Certains des opposants au bigbang considèrent par ailleurs que ce modèle sert très bien une vision créationniste du l’Univers puisqu’il fait appel à un début, alors que les modèles stationnaires postulent que l’Univers a toujours existé. L’idée d’un univers en expansion a été émise pour la première fois par un abbé, Georges Lemaître, qui a formulé l’hypothèse d’un atome primordial en s’inspirant des travaux d’Einstein.

«Le début de l’Univers est le talon d’Achille du bigbang, reconnait Robert Lamontagne. On n’a pas d’explication sur son origine et l’on ne sait pas ce qu’il en était avant 10-43 secondes. Mais cela n’invalide pas le modèle. Peut-être le saurons-nous dans 15 ou 20 ans.»

Opinion de dilettantes

Le propos de la lettre ouverte n’est pas d’apporter de nouveaux faits, mais de dénoncer l’absence de financement pour soutenir des travaux sur d’autres modèles. «Le doute et la dissidence ne sont pas tolérés. Ceux qui doutent craignent de perdre leur financement en le disant», peut-on lire.

Pour le professeur Lamontagne, cette idée de persécution tient de la paranoïa. «Si ces chercheurs ne trouvent pas de financement, c’est que le modèle proposé ne colle pas à la preuve. Le contenu des publications scientifiques est soumis à des arbitres, il y a donc une forme d’objectivité.»

Le premier nom sur la liste des signataires, Halton Arp, de l’Institut Max-Planck, «a eu du temps pour effectuer des observations, a été publié et n’a pas été mis à l’index, souligne le professeur.

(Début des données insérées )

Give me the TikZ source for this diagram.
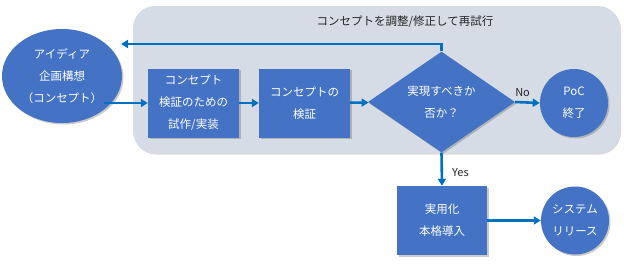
\documentclass[tikz,border=0pt]{standalone}
\usepackage{fontspec}
\setmainfont{Noto Sans CJK JP}
\usetikzlibrary{arrows.meta,shapes.geometric,shadows}
\definecolor{nodeblue}{HTML}{4472C4}
\definecolor{arrowblue}{HTML}{0070C0}
\definecolor{panelgrey}{HTML}{D6DCE5}
\definecolor{textdark}{HTML}{262626}
\tikzset{
  shape shadow/.style={drop shadow={shadow xshift=1.5pt,shadow yshift=-1.5pt,opacity=0.35,fill=black!60}},
  blueshape/.style={fill=nodeblue,draw=none,text=white,align=center,inner sep=0pt,
     font=\fontsize{11.5}{22}\selectfont,shape shadow},
  bluebox/.style={blueshape,rectangle,minimum width=91pt,minimum height=69pt},
  blueround/.style={blueshape,circle,minimum size=68pt},
  bluediamond/.style={blueshape,diamond,minimum width=147pt,minimum height=66pt},
  flowarrow/.style={draw=arrowblue,line width=2.6pt,-{Triangle[length=7pt,width=8pt]}},
  lbl/.style={text=textdark,font=\fontsize{11}{13}\selectfont,inner sep=1pt}
}
\begin{document}
\begin{tikzpicture}[x=1pt,y=-1pt]
\useasboundingbox (0,0) rectangle (624,263);
% panel
\fill[panelgrey,drop shadow={shadow xshift=1pt,shadow yshift=-1.5pt,opacity=0.3}]
  (133,6) [rounded corners=22pt] rectangle (620,153);
\node[lbl,font=\fontsize{11.5}{13}\selectfont] (title) at (405,22) {コンセプトを調整/修正して再試行};
% nodes
\node[blueshape,ellipse,minimum width=120pt,minimum height=94pt] (idea) at (62,76) {アイディア\\企画構想\\（コンセプト）};
\node[bluebox] (proto) at (193.5,103) {コンセプト\\検証のための\\試作/実装};
\node[bluebox] (verify) at (304.5,103) {コンセプトの\\検証};
\node[bluediamond] (dec) at (441.5,102) {実現すべきか\\否か？};
\node[blueround] (poc) at (574,103) {PoC\\終了};
\node[bluebox,minimum height=69pt,minimum width=90pt] (prod) at (442,220.5) {実用化\\本格導入};
\node[blueround] (sys) at (575,220.5) {システム\\リリース};
% connectors
\coordinate (fbend) at (121,44);
\coordinate (istart) at (104,103);
\draw[flowarrow] (dec.north) |- (fbend);
\draw[flowarrow] (istart) -- (proto.west);
\draw[flowarrow] (proto) -- (verify);
\draw[flowarrow] (verify) -- (dec);
\draw[flowarrow] (dec.east) -- node[lbl,above=3pt,pos=0.3] (nolbl) {No} (poc.west);
\draw[flowarrow] (dec.south) -- node[lbl,right=8pt,pos=0.6] (yeslbl) {Yes} (prod.north);
\draw[flowarrow] (prod) -- (sys);
\end{tikzpicture}
\end{document}
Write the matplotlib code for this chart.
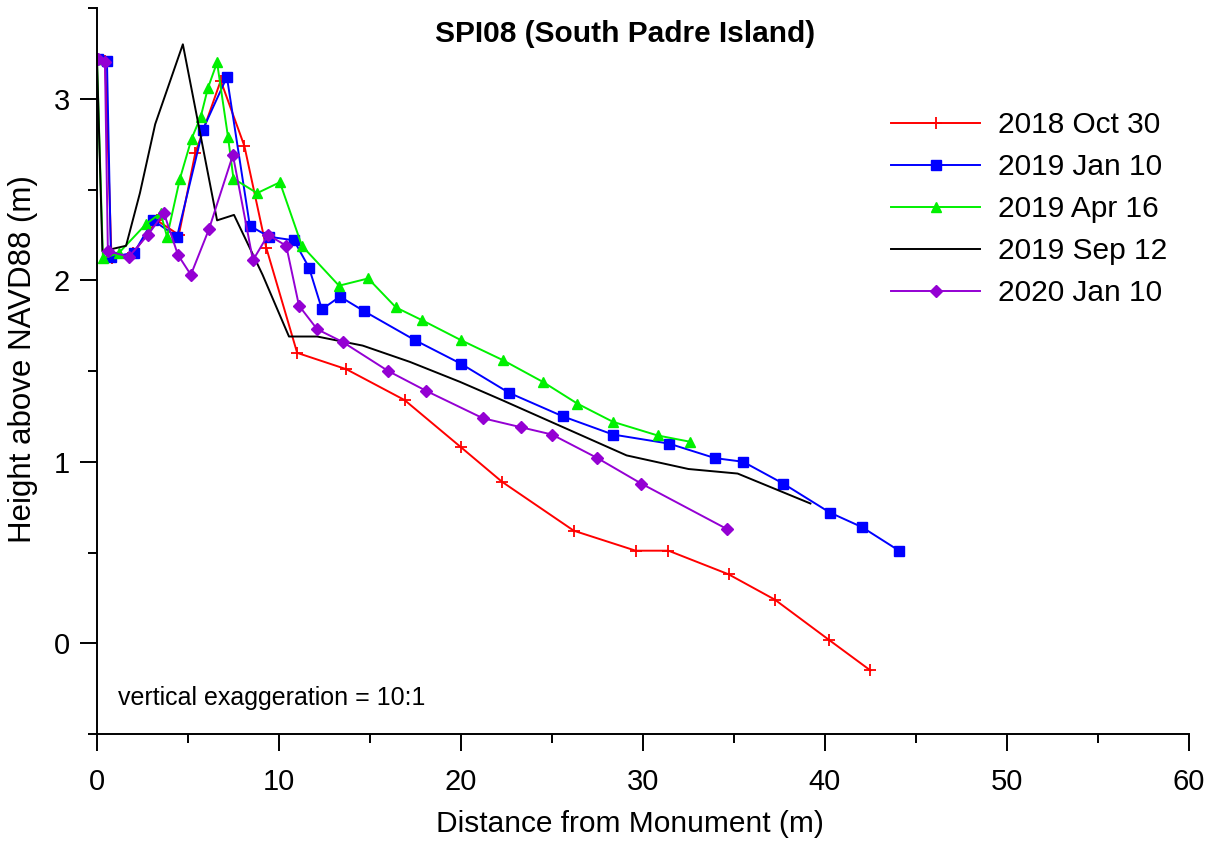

Mais il est le seul à croire à son modèle.»

Si les 34 premiers signataires sont issus de la physique, la plupart de leurs travaux remontent aux années 50, c’est-à-dire à l’époque du débat entre le modèle stationnaire et le modèle en expansion. «Aucun jeune chercheur connu n’a signé la lettre», affirme Robert Lamontagne.

Parmi les 218 signataires universitaires qui se sont ajoutés, on compte 9 Canadiens mais qui sont soit à la retraite, soit en dehors du champ de l’astrophysique, soit des inconnus. Deux disent être rattachés au Cosmology Institute, un organisme introuvable dans Internet. Un autre se réclame de l’Université de Montréal mais sans préciser qu’il a acquis sa formation en anthropologie.

«La plupart des signataires ne sont pas des astronomes, signale le professeur. Ils ont une opinion de dilettantes, comme je pourrais en avoir une sur une théorie en psychologie.»

Les instruments d’observation actuellement en cours d’élaboration permettront de scruter l’Univers encore plus loin que ne l’ont permis ceux des années 90. C’est à ce moment qu’on saura si le bigbang résiste aux nouvelles observations ou s’il n’aura été qu’un pétard mouillé.